— Editor's note: This story originally appeared on our partner site Law.com.
Despite some major recoveries in class actions over excessive 401(k) fees, the group of lawyers litigating these cases remains small, as few are willing to put the whole firm at risk.
"This is too big to do it in an incremental way. It does change the firm. It does mean that you put a massive amount of investment in up front," said Jerome Schlichter, a founding partner at 21-attorney Schlichter Bogard & Denton.
Schlichter, who filed the first 401(k) lawsuits in 2006, said he knew from the start that these cases had the potential to put his firm out of business.
When Schlichter took on his first 401(k) class action, about 10 years ago, he found that no other firm was filing similar actions for excessive plan fees. By the time he filed a complaint, he had already put nearly two years into researching industry practices, he said.
"It's similar to the cost-benefit analysis you make in an ordinary case, on steroids," he said. "We made a decision to go all-in, and from a business standpoint that meant staggering risk, a staggering amount of resources, hiring people to do this work and knowing the guns would be pointed at us."
At first it seemed the defendants, with their double-digit teams of lawyers, would succeed in killing the effort, he said. In Tussey v. ABB, for example, defense counsel for ABB and Fidelity received $42 million in fees, according to a court filing in that case. Instead of backing away, Schlichter Bogard took the necessary steps to fight back. And now, suits are on the rise and so are the settlement figures and attorney fee recoveries.
"We had to grow. We had to take on numerous lawyers and other staff … we had to make vast investments in technology as a part of document review," Schlichter said. "From a firm perspective, it was a very great need for resources for the staff to handle these cases."
Schlichter has taken two of his early cases to trial, and they're still pending, he said. Others have settled.

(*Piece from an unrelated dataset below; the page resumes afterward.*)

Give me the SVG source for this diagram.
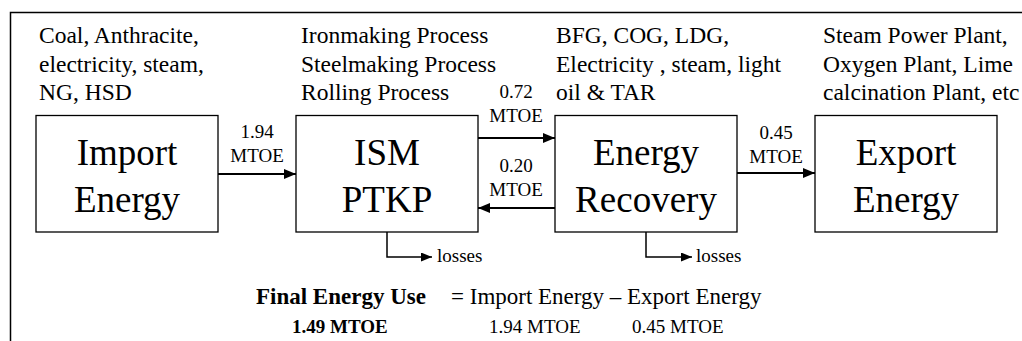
<svg xmlns="http://www.w3.org/2000/svg" width="1022" height="341" viewBox="0 0 1022 341">
<style>
text{font-family:'Liberation Serif','Tinos','Times New Roman',Times,'DejaVu Serif',serif;fill:#000}
.box{fill:#fff;stroke:#000;stroke-width:1.3}
.big{font-size:37px;text-anchor:middle}
.note{font-size:23.5px}
.lbl{font-size:19px;text-anchor:middle}
.arr{stroke:#000;stroke-width:2;fill:none}
.thin{stroke:#000;stroke-width:1.5;fill:none}
.frm{stroke:#000;stroke-width:1.5;fill:none}
</style>
<defs>
<marker id="ah" viewBox="0 0 12 10" refX="12" refY="5" markerWidth="12" markerHeight="10" markerUnits="userSpaceOnUse" orient="auto">
<path d="M0,0 L12,5 L0,10 Z" fill="#000"/>
</marker>
<marker id="ahs" viewBox="0 0 11 9" refX="11" refY="4.5" markerWidth="11" markerHeight="9" markerUnits="userSpaceOnUse" orient="auto">
<path d="M0,0 L11,4.5 L0,9 Z" fill="#000"/>
</marker>
</defs>
<path class="frm" d="M10.5,341 V12.5 H1022"/>
<g id="notes">
<text class="note" x="39" y="43">Coal, Anthracite,</text>
<text class="note" x="39" y="72">electricity, steam,</text>
<text class="note" x="39" y="100">NG, HSD</text>
<text class="note" x="301" y="43">Ironmaking Process</text>
<text class="note" x="301" y="72">Steelmaking Process</text>
<text class="note" x="301" y="100">Rolling Process</text>
<text class="note" x="556" y="43">BFG, COG, LDG,</text>
<text class="note" x="556" y="72">Electricity  , steam, light</text>
<text class="note" x="556" y="100">oil &amp; TAR</text>
<text class="note" x="823" y="43">Steam Power Plant,</text>
<text class="note" x="823" y="72">Oxygen Plant, Lime</text>
<text class="note" x="823" y="100">calcination Plant, etc</text>
</g>
<g id="import">
<rect class="box" x="36" y="115.5" width="182" height="116.5"/>
<text class="big" x="127" y="165">Import</text>
<text class="big" x="127" y="212">Energy</text>
</g>
<g id="ism">
<rect class="box" x="296" y="115.5" width="182" height="116.5"/>
<text class="big" x="387" y="165">ISM</text>
<text class="big" x="387" y="212">PTKP</text>
</g>
<g id="recovery">
<rect class="box" x="555" y="115.5" width="182" height="116.5"/>
<text class="big" x="646" y="165">Energy</text>
<text class="big" x="646" y="212">Recovery</text>
</g>
<g id="export">
<rect class="box" x="815" y="115.5" width="182" height="116.5"/>
<text class="big" x="906" y="165">Export</text>
<text class="big" x="906" y="212">Energy</text>
</g>
<g id="connectors">
<path class="arr" d="M218,174 H296" marker-end="url(#ah)"/>
<path class="arr" d="M478,138 H555" marker-end="url(#ah)"/>
<path class="arr" d="M555,208 H478" marker-end="url(#ah)"/>
<path class="arr" d="M737,173 H815" marker-end="url(#ah)"/>
<path class="thin" d="M387,232 V257 H432" marker-end="url(#ahs)"/>
<path class="thin" d="M646,232 V257 H692" marker-end="url(#ahs)"/>
<text class="lbl" x="257" y="138">1.94</text>
<text class="lbl" x="257" y="162">MTOE</text>
<text class="lbl" x="516" y="98">0.72</text>
<text class="lbl" x="516" y="122">MTOE</text>
<text class="lbl" x="516" y="172">0.20</text>
<text class="lbl" x="516" y="196">MTOE</text>
<text class="lbl" x="776" y="139">0.45</text>
<text class="lbl" x="776" y="163">MTOE</text>
<text x="437" y="262" font-size="19">losses</text>
<text x="696" y="262" font-size="19">losses</text>
</g>
<g id="formula">
<text x="256" y="304" font-size="23" font-weight="bold">Final Energy Use</text>
<text x="451" y="304" font-size="23">= Import Energy – Export Energy</text>
<text x="292" y="333" font-size="19" font-weight="bold">1.49 MTOE</text>
<text x="489" y="333" font-size="19">1.94 MTOE</text>
<text x="632" y="333" font-size="19">0.45 MTOE</text>
</g>
</svg>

For instance, last year, Lockheed Martin Corp. agreed to the largest retirement plan settlement, $62 million, over claims the company invested more than 180,000 employees' 401(k) savings in overly costly funds. Schlichter Bogard was awarded more than $20 million in fees, not including more than $1.8 million in expenses.

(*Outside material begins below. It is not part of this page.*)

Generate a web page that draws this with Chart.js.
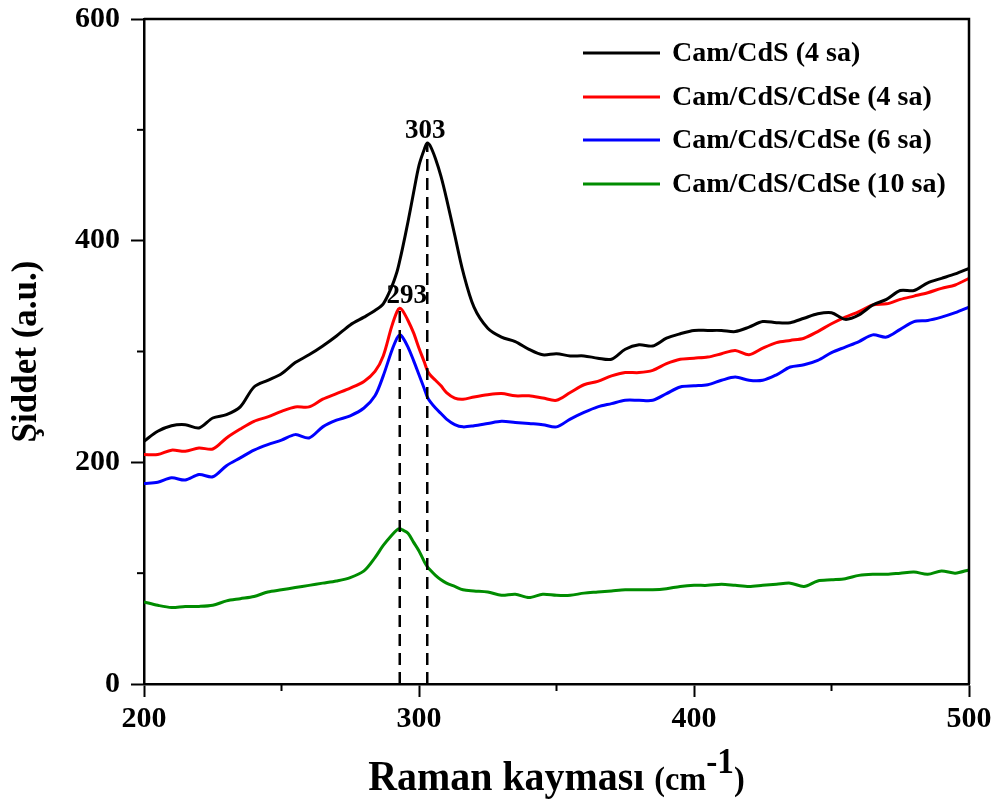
<!DOCTYPE html>
<html>
<head>
<meta charset="utf-8">
<script src="https://cdn.jsdelivr.net/npm/chart.js@4.4.1/dist/chart.umd.min.js"></script>
<style>
  body { margin: 0; background: #fff; }
</style>
</head>
<body>
<canvas id="ramanChart" width="996" height="800"></canvas>
<script>
const ramanShift = [200, 205, 210, 215, 220, 225, 230, 235, 240, 245, 250, 255, 260, 265, 270, 275, 280, 284, 287, 290, 292, 293, 294, 296, 298, 300, 302, 303, 304, 306, 308, 310, 313, 316, 320, 325, 330, 335, 340, 345, 350, 355, 360, 365, 370, 375, 380, 385, 390, 395, 400, 405, 410, 415, 420, 425, 430, 435, 440, 445, 450, 455, 460, 465, 470, 475, 480, 485, 490, 495, 500];

const camCdS4 = [219, 228, 233, 234, 231, 240, 243, 250, 268, 274, 280, 290, 297, 305, 314, 324, 331, 337, 343, 358, 372, 382, 393, 417, 443, 468, 483, 488, 486, 474, 458, 438, 405, 372, 340, 321, 313, 309, 302, 297, 298, 296, 296, 294, 293, 302, 306, 305, 312, 316, 319, 319, 319, 318, 322, 327, 326, 326, 330, 334, 335, 329, 333, 342, 347, 355, 355, 362, 366, 370, 375];
const camCdSe4 = [207, 207, 211, 210, 213, 212, 222, 230, 237, 241, 246, 250, 250, 257, 262, 267, 273, 282, 296, 322, 336, 339, 337, 328, 317, 303, 290, 283, 279, 274, 269, 263, 258, 257, 259, 261, 262, 260, 260, 258, 256, 263, 270, 273, 278, 281, 281, 283, 289, 293, 294, 295, 298, 301, 297, 303, 308, 310, 312, 318, 325, 331, 336, 342, 343, 347, 350, 353, 357, 360, 366];
const camCdSe6 = [181, 182, 186, 184, 189, 187, 197, 204, 211, 216, 220, 225, 222, 232, 238, 242, 249, 260, 278, 300, 312, 315, 313, 304, 292, 279, 266, 259, 255, 249, 244, 239, 234, 232, 233, 235, 237, 236, 235, 234, 232, 239, 245, 250, 253, 256, 256, 256, 262, 268, 269, 270, 274, 277, 274, 274, 279, 286, 288, 292, 299, 304, 309, 315, 313, 320, 327, 328, 331, 335, 340];
const camCdSe10 = [74, 71, 69, 70, 70, 71, 75, 77, 79, 83, 85, 87, 89, 91, 93, 96, 102, 114, 125, 134, 139, 140, 139, 136, 128, 120, 110, 106, 103, 98, 94, 91, 88, 85, 84, 83, 80, 81, 78, 81, 80, 80, 82, 83, 84, 85, 85, 85, 86, 88, 89, 89, 90, 89, 88, 89, 90, 91, 88, 93, 94, 95, 98, 99, 99, 100, 101, 99, 102, 100, 103];

const seriesLabels = ['Cam/CdS (4 sa)', 'Cam/CdS/CdSe (4 sa)', 'Cam/CdS/CdSe (6 sa)', 'Cam/CdS/CdSe (10 sa)'];
const seriesColors = ['#000000', '#ff0000', '#0000ff', '#008c00'];

const peakPositions = [293, 303];
const peakTops = [339, 488];

const yTicks = [0, 200, 400, 600];
const xTicks = [200, 300, 400, 500];

const serif = "'Liberation Serif', 'Times New Roman', serif";

function toPoints(values) {
    return ramanShift.map(function(x, i) { return { x: x, y: values[i] }; });
}

const seriesValues = [camCdS4, camCdSe4, camCdSe6, camCdSe10];
const datasets = seriesValues.map(function(values, i) {
    return {
        label: seriesLabels[i],
        data: toPoints(values),
        borderColor: seriesColors[i],
        borderWidth: 3,
        pointRadius: 0,
        tension: 0.3,
        order: 1
    };
});
peakPositions.forEach(function(p, i) {
    datasets.push({
        label: 'peak ' + p,
        data: [{ x: p, y: 0 }, { x: p, y: peakTops[i] }],
        borderColor: '#000000',
        borderWidth: 2.5,
        borderDash: [12, 7],
        pointRadius: 0,
        order: 0
    });
});

// frame, minor ticks, peak labels, legend and x title
const extrasPlugin = {
    id: 'extras',
    afterDraw: function(chart) {
        const ctx = chart.ctx;
        const area = chart.chartArea;
        const xs = chart.scales.x;
        const ys = chart.scales.y;
        ctx.save();

        ctx.strokeStyle = '#000';
        ctx.lineWidth = 2.5;
        ctx.beginPath();
        ctx.moveTo(area.left, area.top);
        ctx.lineTo(area.right, area.top);
        ctx.lineTo(area.right, area.bottom);
        ctx.stroke();

        ctx.lineWidth = 2;
        [100, 300, 500].forEach(function(v) {
            const py = ys.getPixelForValue(v);
            ctx.beginPath();
            ctx.moveTo(area.left - 7, py);
            ctx.lineTo(area.left, py);
            ctx.stroke();
        });
        [250, 350, 450].forEach(function(v) {
            const px = xs.getPixelForValue(v);
            ctx.beginPath();
            ctx.moveTo(px, area.bottom);
            ctx.lineTo(px, area.bottom + 7);
            ctx.stroke();
        });

        ctx.fillStyle = '#000';
        ctx.font = 'bold 27px ' + serif;
        ctx.textAlign = 'center';
        ctx.textBaseline = 'alphabetic';
        ctx.fillText('303', xs.getPixelForValue(303) - 2, ys.getPixelForValue(peakTops[1]) - 5);
        ctx.fillText('293', xs.getPixelForValue(293) + 7, ys.getPixelForValue(peakTops[0]) - 5);

        // legend
        ctx.font = 'bold 28px ' + serif;
        ctx.textAlign = 'left';
        ctx.textBaseline = 'middle';
        const rows = [53, 97, 140, 184];
        seriesLabels.forEach(function(label, i) {
            ctx.strokeStyle = seriesColors[i];
            ctx.lineWidth = 3;
            ctx.beginPath();
            ctx.moveTo(583, rows[i]);
            ctx.lineTo(660, rows[i]);
            ctx.stroke();
            ctx.fillText(label, 672, rows[i] + 1);
        });

        // x axis title with superscript, slightly condensed like the original
        const squeeze = 0.95;
        const parts = [
            { text: 'Raman kayması ', size: 42, rise: 0 },
            { text: '(cm', size: 34, rise: 0 },
            { text: '-1', size: 35, rise: 17 },
            { text: ')', size: 34, rise: 0 }
        ];
        let total = 0;
        parts.forEach(function(p) {
            ctx.font = 'bold ' + p.size + 'px ' + serif;
            p.w = ctx.measureText(p.text).width * squeeze;
            total += p.w;
        });
        let x = (area.left + area.right) / 2 - total / 2;
        const baseY = 790;
        ctx.textBaseline = 'alphabetic';
        parts.forEach(function(p) {
            ctx.font = 'bold ' + p.size + 'px ' + serif;
            ctx.save();
            ctx.translate(x, baseY - p.rise);
            ctx.scale(squeeze, 1);
            ctx.fillText(p.text, 0, 0);
            ctx.restore();
            x += p.w;
        });

        ctx.restore();
    }
};

new Chart(document.getElementById('ramanChart'), {
    type: 'line',
    data: { datasets: datasets },
    options: {
        responsive: false,
        animation: false,
        layout: { padding: { top: 19, right: 27, left: 0, bottom: 0 } },
        plugins: {
            legend: { display: false },
            tooltip: { enabled: false }
        },
        scales: {
            x: {
                type: 'linear',
                min: 200,
                max: 500,
                afterFit: function(scale) { scale.height = 116; },
                afterBuildTicks: function(scale) {
                    scale.ticks = xTicks.map(function(v) { return { value: v }; });
                },
                ticks: {
                    color: '#000',
                    padding: 4,
                    font: { family: serif, size: 30, weight: 'bold' },
                    callback: function(v) { return String(v); }
                },
                grid: {
                    drawOnChartArea: false,
                    tickLength: 13,
                    tickWidth: 2,
                    tickColor: '#000'
                },
                border: { display: true, color: '#000', width: 2.5 }
            },
            y: {
                min: 0,
                max: 600,
                afterFit: function(scale) {
                    scale.width = 144;
                    scale.paddingTop = 0;
                    scale.paddingBottom = 0;
                },
                afterBuildTicks: function(scale) {
                    scale.ticks = yTicks.map(function(v) { return { value: v }; });
                },
                ticks: {
                    color: '#000',
                    padding: 11,
                    font: { family: serif, size: 30, weight: 'bold' },
                    callback: function(v) { return String(v); }
                },
                grid: {
                    drawOnChartArea: false,
                    tickLength: 13,
                    tickWidth: 2,
                    tickColor: '#000'
                },
                border: { display: true, color: '#000', width: 2.5 },
                title: {
                    display: true,
                    text: 'Şiddet (a.u.)',
                    color: '#000',
                    padding: { top: 6, bottom: 0 },
                    font: { family: serif, size: 35, weight: 'bold' }
                }
            }
        }
    },
    plugins: [extrasPlugin]
});
</script>
</body>
</html>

And earlier this year, a court approved a $57 million settlement from Boeing Co. in a 401(k) suit Schlichter filed, which included $19 million in attorney fees and $1.8 million in expenses.

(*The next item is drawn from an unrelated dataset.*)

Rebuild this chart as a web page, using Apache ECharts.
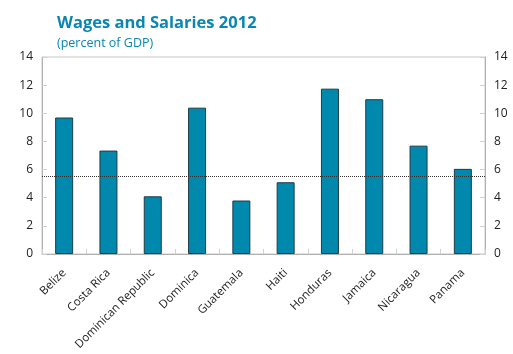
<!DOCTYPE html>
<html>
<head>
<meta charset="utf-8">
<script src="https://cdn.jsdelivr.net/npm/echarts@6/dist/echarts.min.js"></script>
<style>
  html, body { margin: 0; padding: 0; background: #fff; }
  #chart { width: 513px; height: 354px; }
</style>
</head>
<body>
<div id="chart"></div>
<script>
// Wages and salaries as a share of GDP, 2012
const countries = ['Belize', 'Costa Rica', 'Dominican Republic', 'Dominica', 'Guatemala',
  'Haiti', 'Honduras', 'Jamaica', 'Nicaragua', 'Panama'];
const wages = [9.7, 7.35, 4.1, 10.4, 3.8, 5.1, 11.75, 11.0, 7.7, 6.05];
const referenceLevel = 5.5;
const yTicks = { min: 0, max: 14, interval: 2 };

const font = '"Open Sans", "Noto Sans", sans-serif';
const chart = echarts.init(document.getElementById('chart'));

const yAxisBase = {
  type: 'value',
  min: yTicks.min,
  max: yTicks.max,
  interval: yTicks.interval,
  splitLine: { show: false },
  axisLine: { show: true, lineStyle: { color: '#b0b0b0', width: 1 } },
  axisTick: { show: true, inside: true, length: 5, lineStyle: { color: '#d0d0d0' } },
  axisLabel: { color: '#222', fontSize: 12, fontFamily: font, margin: 9 }
};

chart.setOption({
  animation: false,
  title: {
    text: 'Wages and Salaries 2012',
    subtext: '(percent of GDP)',
    left: 52,
    top: 10,
    itemGap: 5,
    textStyle: { color: '#0a86b0', fontSize: 16.5, fontWeight: 'bold', fontFamily: font },
    subtextStyle: { color: '#0a86b0', fontSize: 12.5, fontFamily: font }
  },
  grid: {
    left: 42, right: 28, top: 57, bottom: 100,
    show: true, borderColor: '#c8c8c8', borderWidth: 1
  },
  xAxis: {
    type: 'category',
    data: countries,
    boundaryGap: true,
    axisLine: { show: true, lineStyle: { color: '#b0b0b0' } },
    axisTick: { show: true, inside: true, length: 5, alignWithLabel: false, lineStyle: { color: '#d0d0d0' } },
    axisLabel: { rotate: 45, color: '#222', fontSize: 11.5, fontFamily: font, margin: 17, interval: 0 }
  },
  yAxis: [
    Object.assign({}, yAxisBase, { position: 'left' }),
    Object.assign({}, yAxisBase, { position: 'right' })
  ],
  series: [{
    type: 'bar',
    data: wages,
    barWidth: 18,
    itemStyle: { color: '#0088ad', borderColor: '#1e3c48', borderWidth: 1 },
    markLine: {
      silent: true,
      symbol: 'none',
      label: { show: false },
      lineStyle: { color: '#333', type: [1, 1], width: 1 },
      data: [{ yAxis: referenceLevel }]
    }
  }]
});
</script>
</body>
</html>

In the past two to three years, as those settlements started to come in, Schlichter said, "other lawyers started noticing that these weren't just going down the tubes," leading to more case filings in the area.
A few other firms have taken an interest in similar claims. Nichols Kaster and Bailey & Glasser have filed complaints, for example.
"Up until recently we were really the only ones pursuing these types of cases," said Michael Wolff, counsel at Schlichter Bogard. "We're seeing now more firms getting involved in this litigation and going after other plans, certainly."
However, he said, some firms may not realize the investment required. "These are very difficult cases, very consuming, and it takes a lot of effort," Wolff said. "You're going up against some of the largest law firms in the country."
Mark Boyko, who joined Bailey & Glasser earlier this year from Schlichter Bogard, said firms filing retirement plan class actions should be prepared to spend 10 years or more on the case, and tens of thousands of hours. "It's an area of litigation where every case is different and new so there's a large amount of uncertainty in the result you're going to get and how long it's going to take to get there," Boyko said. "This is not one where you file the case with the expectation that the case is going to settle quickly."
Boyko's firm, along with plaintiffs firm Izard, Kindall & Raabe, filed a class action last week against Edward D. Jones & Co. alleging mismanagement of funds and excessive fees.
The work cannot be done with just a handful of people, Boyko said. It requires a relatively large plaintiffs firm.
Boyko said it takes an attorney three to five years to be fluent in retirement plan litigation. In addition to lawyers with an understanding of the financial issues at play, firms have to find expert witnesses who are both knowledgeable and willing to challenge industry practices, Boyko said. Paralegals also take time to develop their knowledge, he said.
One recent addition to the retirement plan plaintiffs bar is Sanford Heisler, which filed a suit last week against Columbia University for allegedly using expensive and underperforming retirement plan services. David Sanford, firm chairman and lead counsel on the suit, said Sanford Heisler has evaluated a number of Employee Retirement Income Security Act cases in the past, but did not find them strong enough to file a complaint.
"Because we evaluate them very carefully and we say no most of the time … we have a high confidence level" in the Columbia case, Sanford said.